* **Task brief**
Omit every image, and transcribe the remaining entries exactly as given.

* **Extracted records**
--------

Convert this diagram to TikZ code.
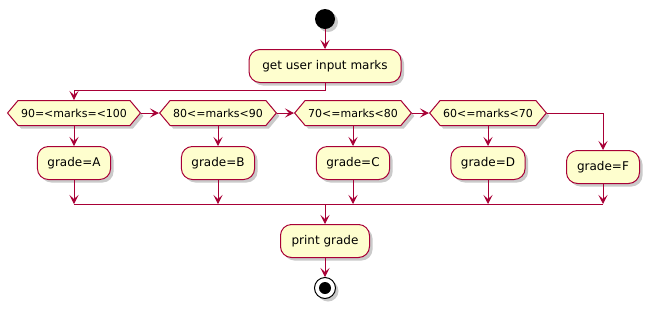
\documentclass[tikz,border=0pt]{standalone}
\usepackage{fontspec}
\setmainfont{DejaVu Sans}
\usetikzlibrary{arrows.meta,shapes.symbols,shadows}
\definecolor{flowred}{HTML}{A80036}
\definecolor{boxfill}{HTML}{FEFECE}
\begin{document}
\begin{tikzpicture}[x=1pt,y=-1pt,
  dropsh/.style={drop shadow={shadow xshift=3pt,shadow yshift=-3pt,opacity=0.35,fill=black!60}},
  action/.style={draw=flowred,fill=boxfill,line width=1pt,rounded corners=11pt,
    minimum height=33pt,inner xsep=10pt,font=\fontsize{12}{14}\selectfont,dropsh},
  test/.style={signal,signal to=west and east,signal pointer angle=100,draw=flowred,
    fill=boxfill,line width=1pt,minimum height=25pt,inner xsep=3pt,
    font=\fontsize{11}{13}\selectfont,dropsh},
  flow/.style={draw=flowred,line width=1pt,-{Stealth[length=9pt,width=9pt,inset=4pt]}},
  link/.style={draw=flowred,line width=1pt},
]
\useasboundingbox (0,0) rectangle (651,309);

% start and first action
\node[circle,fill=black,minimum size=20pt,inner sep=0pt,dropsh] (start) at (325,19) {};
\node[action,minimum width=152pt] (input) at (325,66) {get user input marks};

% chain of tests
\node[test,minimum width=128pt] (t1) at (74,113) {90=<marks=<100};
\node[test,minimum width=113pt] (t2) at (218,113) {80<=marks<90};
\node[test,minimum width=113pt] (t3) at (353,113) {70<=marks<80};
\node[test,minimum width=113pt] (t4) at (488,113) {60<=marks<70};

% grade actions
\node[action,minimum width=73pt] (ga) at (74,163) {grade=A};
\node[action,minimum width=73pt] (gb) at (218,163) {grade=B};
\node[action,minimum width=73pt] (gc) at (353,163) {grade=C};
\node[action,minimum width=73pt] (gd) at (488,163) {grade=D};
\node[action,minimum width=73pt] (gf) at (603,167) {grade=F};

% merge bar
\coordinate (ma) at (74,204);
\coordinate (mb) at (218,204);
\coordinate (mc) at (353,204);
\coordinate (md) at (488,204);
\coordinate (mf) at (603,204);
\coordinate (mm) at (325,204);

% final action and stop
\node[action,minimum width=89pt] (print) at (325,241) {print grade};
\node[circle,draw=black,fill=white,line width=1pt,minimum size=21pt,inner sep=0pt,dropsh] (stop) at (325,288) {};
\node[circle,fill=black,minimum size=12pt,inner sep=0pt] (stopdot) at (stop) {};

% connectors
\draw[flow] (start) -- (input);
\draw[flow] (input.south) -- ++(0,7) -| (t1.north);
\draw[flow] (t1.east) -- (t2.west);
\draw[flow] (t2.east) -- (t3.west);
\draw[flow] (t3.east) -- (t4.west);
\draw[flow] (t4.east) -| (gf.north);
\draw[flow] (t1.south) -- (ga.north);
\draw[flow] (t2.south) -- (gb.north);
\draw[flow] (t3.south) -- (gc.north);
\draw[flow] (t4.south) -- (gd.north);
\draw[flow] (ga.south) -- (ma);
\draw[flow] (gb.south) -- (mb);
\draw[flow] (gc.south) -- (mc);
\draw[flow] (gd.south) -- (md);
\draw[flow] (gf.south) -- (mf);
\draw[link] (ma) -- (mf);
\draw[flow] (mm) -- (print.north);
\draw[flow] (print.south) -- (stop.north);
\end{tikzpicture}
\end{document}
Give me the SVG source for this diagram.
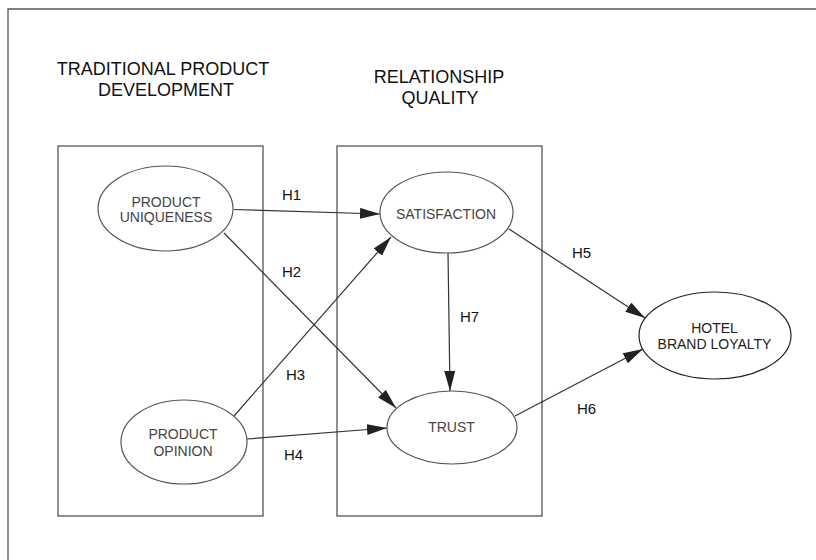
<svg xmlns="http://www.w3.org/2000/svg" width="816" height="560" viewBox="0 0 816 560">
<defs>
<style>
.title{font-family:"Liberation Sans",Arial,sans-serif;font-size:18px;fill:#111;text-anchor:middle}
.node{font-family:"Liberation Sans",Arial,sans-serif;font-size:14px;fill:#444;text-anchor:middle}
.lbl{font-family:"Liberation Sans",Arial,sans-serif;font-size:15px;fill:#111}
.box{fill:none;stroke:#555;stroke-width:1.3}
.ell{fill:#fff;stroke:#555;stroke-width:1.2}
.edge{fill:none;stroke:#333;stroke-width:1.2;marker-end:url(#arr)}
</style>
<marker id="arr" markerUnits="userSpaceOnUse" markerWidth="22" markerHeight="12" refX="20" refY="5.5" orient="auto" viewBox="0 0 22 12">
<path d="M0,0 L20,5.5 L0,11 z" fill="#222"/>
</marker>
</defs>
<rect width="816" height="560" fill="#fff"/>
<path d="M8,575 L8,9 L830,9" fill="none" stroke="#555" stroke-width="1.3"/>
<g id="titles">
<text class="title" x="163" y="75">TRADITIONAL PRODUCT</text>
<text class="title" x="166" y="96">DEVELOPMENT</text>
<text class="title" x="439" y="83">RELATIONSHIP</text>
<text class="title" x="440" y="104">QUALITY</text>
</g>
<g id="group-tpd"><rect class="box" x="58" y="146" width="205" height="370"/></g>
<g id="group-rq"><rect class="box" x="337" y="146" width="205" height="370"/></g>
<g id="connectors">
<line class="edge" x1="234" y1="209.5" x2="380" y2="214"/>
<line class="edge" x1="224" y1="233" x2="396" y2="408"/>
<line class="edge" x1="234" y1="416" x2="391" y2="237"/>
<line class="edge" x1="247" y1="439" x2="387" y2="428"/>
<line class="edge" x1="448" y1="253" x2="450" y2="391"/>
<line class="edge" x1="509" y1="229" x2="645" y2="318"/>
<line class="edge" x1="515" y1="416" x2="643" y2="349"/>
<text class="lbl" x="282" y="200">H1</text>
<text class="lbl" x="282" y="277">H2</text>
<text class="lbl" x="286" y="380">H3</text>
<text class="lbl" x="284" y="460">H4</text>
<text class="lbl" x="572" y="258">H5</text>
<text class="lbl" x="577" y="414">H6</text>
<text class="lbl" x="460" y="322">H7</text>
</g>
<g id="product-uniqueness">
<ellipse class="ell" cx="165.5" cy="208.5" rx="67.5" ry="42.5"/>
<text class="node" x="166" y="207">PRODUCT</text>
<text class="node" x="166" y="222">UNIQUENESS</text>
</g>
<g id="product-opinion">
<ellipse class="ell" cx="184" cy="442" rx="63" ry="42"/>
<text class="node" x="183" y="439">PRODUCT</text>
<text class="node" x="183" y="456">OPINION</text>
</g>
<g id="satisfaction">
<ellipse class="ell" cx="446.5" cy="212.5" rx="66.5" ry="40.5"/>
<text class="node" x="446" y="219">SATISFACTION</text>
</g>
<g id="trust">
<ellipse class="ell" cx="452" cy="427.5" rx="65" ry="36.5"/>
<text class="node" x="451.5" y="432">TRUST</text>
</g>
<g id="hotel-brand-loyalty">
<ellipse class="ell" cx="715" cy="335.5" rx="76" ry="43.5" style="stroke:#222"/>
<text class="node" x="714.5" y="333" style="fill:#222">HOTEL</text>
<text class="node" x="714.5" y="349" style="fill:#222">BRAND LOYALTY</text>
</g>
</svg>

--------

* **The completed task**
Convert this diagram to TikZ code.
\documentclass[tikz,border=0pt]{standalone}
\usepackage{fontspec}
\setmainfont{DejaVu Sans}
\usetikzlibrary{arrows.meta,shapes.symbols,shadows}
\definecolor{flowred}{HTML}{A80036}
\definecolor{boxfill}{HTML}{FEFECE}
\begin{document}
\begin{tikzpicture}[x=1pt,y=-1pt,
  dropsh/.style={drop shadow={shadow xshift=3pt,shadow yshift=-3pt,opacity=0.35,fill=black!60}},
  action/.style={draw=flowred,fill=boxfill,line width=1pt,rounded corners=11pt,
    minimum height=33pt,inner xsep=10pt,font=\fontsize{12}{14}\selectfont,dropsh},
  test/.style={signal,signal to=west and east,signal pointer angle=100,draw=flowred,
    fill=boxfill,line width=1pt,minimum height=25pt,inner xsep=3pt,
    font=\fontsize{11}{13}\selectfont,dropsh},
  flow/.style={draw=flowred,line width=1pt,-{Stealth[length=9pt,width=9pt,inset=4pt]}},
  link/.style={draw=flowred,line width=1pt},
]
\useasboundingbox (0,0) rectangle (651,309);

% start and first action
\node[circle,fill=black,minimum size=20pt,inner sep=0pt,dropsh] (start) at (325,19) {};
\node[action,minimum width=152pt] (input) at (325,66) {get user input marks};

% chain of tests
\node[test,minimum width=128pt] (t1) at (74,113) {90=<marks=<100};
\node[test,minimum width=113pt] (t2) at (218,113) {80<=marks<90};
\node[test,minimum width=113pt] (t3) at (353,113) {70<=marks<80};
\node[test,minimum width=113pt] (t4) at (488,113) {60<=marks<70};

% grade actions
\node[action,minimum width=73pt] (ga) at (74,163) {grade=A};
\node[action,minimum width=73pt] (gb) at (218,163) {grade=B};
\node[action,minimum width=73pt] (gc) at (353,163) {grade=C};
\node[action,minimum width=73pt] (gd) at (488,163) {grade=D};
\node[action,minimum width=73pt] (gf) at (603,167) {grade=F};

% merge bar
\coordinate (ma) at (74,204);
\coordinate (mb) at (218,204);
\coordinate (mc) at (353,204);
\coordinate (md) at (488,204);
\coordinate (mf) at (603,204);
\coordinate (mm) at (325,204);

% final action and stop
\node[action,minimum width=89pt] (print) at (325,241) {print grade};
\node[circle,draw=black,fill=white,line width=1pt,minimum size=21pt,inner sep=0pt,dropsh] (stop) at (325,288) {};
\node[circle,fill=black,minimum size=12pt,inner sep=0pt] (stopdot) at (stop) {};

% connectors
\draw[flow] (start) -- (input);
\draw[flow] (input.south) -- ++(0,7) -| (t1.north);
\draw[flow] (t1.east) -- (t2.west);
\draw[flow] (t2.east) -- (t3.west);
\draw[flow] (t3.east) -- (t4.west);
\draw[flow] (t4.east) -| (gf.north);
\draw[flow] (t1.south) -- (ga.north);
\draw[flow] (t2.south) -- (gb.north);
\draw[flow] (t3.south) -- (gc.north);
\draw[flow] (t4.south) -- (gd.north);
\draw[flow] (ga.south) -- (ma);
\draw[flow] (gb.south) -- (mb);
\draw[flow] (gc.south) -- (mc);
\draw[flow] (gd.south) -- (md);
\draw[flow] (gf.south) -- (mf);
\draw[link] (ma) -- (mf);
\draw[flow] (mm) -- (print.north);
\draw[flow] (print.south) -- (stop.north);
\end{tikzpicture}
\end{document}
Give me the SVG source for this diagram.
<svg xmlns="http://www.w3.org/2000/svg" width="816" height="560" viewBox="0 0 816 560">
<defs>
<style>
.title{font-family:"Liberation Sans",Arial,sans-serif;font-size:18px;fill:#111;text-anchor:middle}
.node{font-family:"Liberation Sans",Arial,sans-serif;font-size:14px;fill:#444;text-anchor:middle}
.lbl{font-family:"Liberation Sans",Arial,sans-serif;font-size:15px;fill:#111}
.box{fill:none;stroke:#555;stroke-width:1.3}
.ell{fill:#fff;stroke:#555;stroke-width:1.2}
.edge{fill:none;stroke:#333;stroke-width:1.2;marker-end:url(#arr)}
</style>
<marker id="arr" markerUnits="userSpaceOnUse" markerWidth="22" markerHeight="12" refX="20" refY="5.5" orient="auto" viewBox="0 0 22 12">
<path d="M0,0 L20,5.5 L0,11 z" fill="#222"/>
</marker>
</defs>
<rect width="816" height="560" fill="#fff"/>
<path d="M8,575 L8,9 L830,9" fill="none" stroke="#555" stroke-width="1.3"/>
<g id="titles">
<text class="title" x="163" y="75">TRADITIONAL PRODUCT</text>
<text class="title" x="166" y="96">DEVELOPMENT</text>
<text class="title" x="439" y="83">RELATIONSHIP</text>
<text class="title" x="440" y="104">QUALITY</text>
</g>
<g id="group-tpd"><rect class="box" x="58" y="146" width="205" height="370"/></g>
<g id="group-rq"><rect class="box" x="337" y="146" width="205" height="370"/></g>
<g id="connectors">
<line class="edge" x1="234" y1="209.5" x2="380" y2="214"/>
<line class="edge" x1="224" y1="233" x2="396" y2="408"/>
<line class="edge" x1="234" y1="416" x2="391" y2="237"/>
<line class="edge" x1="247" y1="439" x2="387" y2="428"/>
<line class="edge" x1="448" y1="253" x2="450" y2="391"/>
<line class="edge" x1="509" y1="229" x2="645" y2="318"/>
<line class="edge" x1="515" y1="416" x2="643" y2="349"/>
<text class="lbl" x="282" y="200">H1</text>
<text class="lbl" x="282" y="277">H2</text>
<text class="lbl" x="286" y="380">H3</text>
<text class="lbl" x="284" y="460">H4</text>
<text class="lbl" x="572" y="258">H5</text>
<text class="lbl" x="577" y="414">H6</text>
<text class="lbl" x="460" y="322">H7</text>
</g>
<g id="product-uniqueness">
<ellipse class="ell" cx="165.5" cy="208.5" rx="67.5" ry="42.5"/>
<text class="node" x="166" y="207">PRODUCT</text>
<text class="node" x="166" y="222">UNIQUENESS</text>
</g>
<g id="product-opinion">
<ellipse class="ell" cx="184" cy="442" rx="63" ry="42"/>
<text class="node" x="183" y="439">PRODUCT</text>
<text class="node" x="183" y="456">OPINION</text>
</g>
<g id="satisfaction">
<ellipse class="ell" cx="446.5" cy="212.5" rx="66.5" ry="40.5"/>
<text class="node" x="446" y="219">SATISFACTION</text>
</g>
<g id="trust">
<ellipse class="ell" cx="452" cy="427.5" rx="65" ry="36.5"/>
<text class="node" x="451.5" y="432">TRUST</text>
</g>
<g id="hotel-brand-loyalty">
<ellipse class="ell" cx="715" cy="335.5" rx="76" ry="43.5" style="stroke:#222"/>
<text class="node" x="714.5" y="333" style="fill:#222">HOTEL</text>
<text class="node" x="714.5" y="349" style="fill:#222">BRAND LOYALTY</text>
</g>
</svg>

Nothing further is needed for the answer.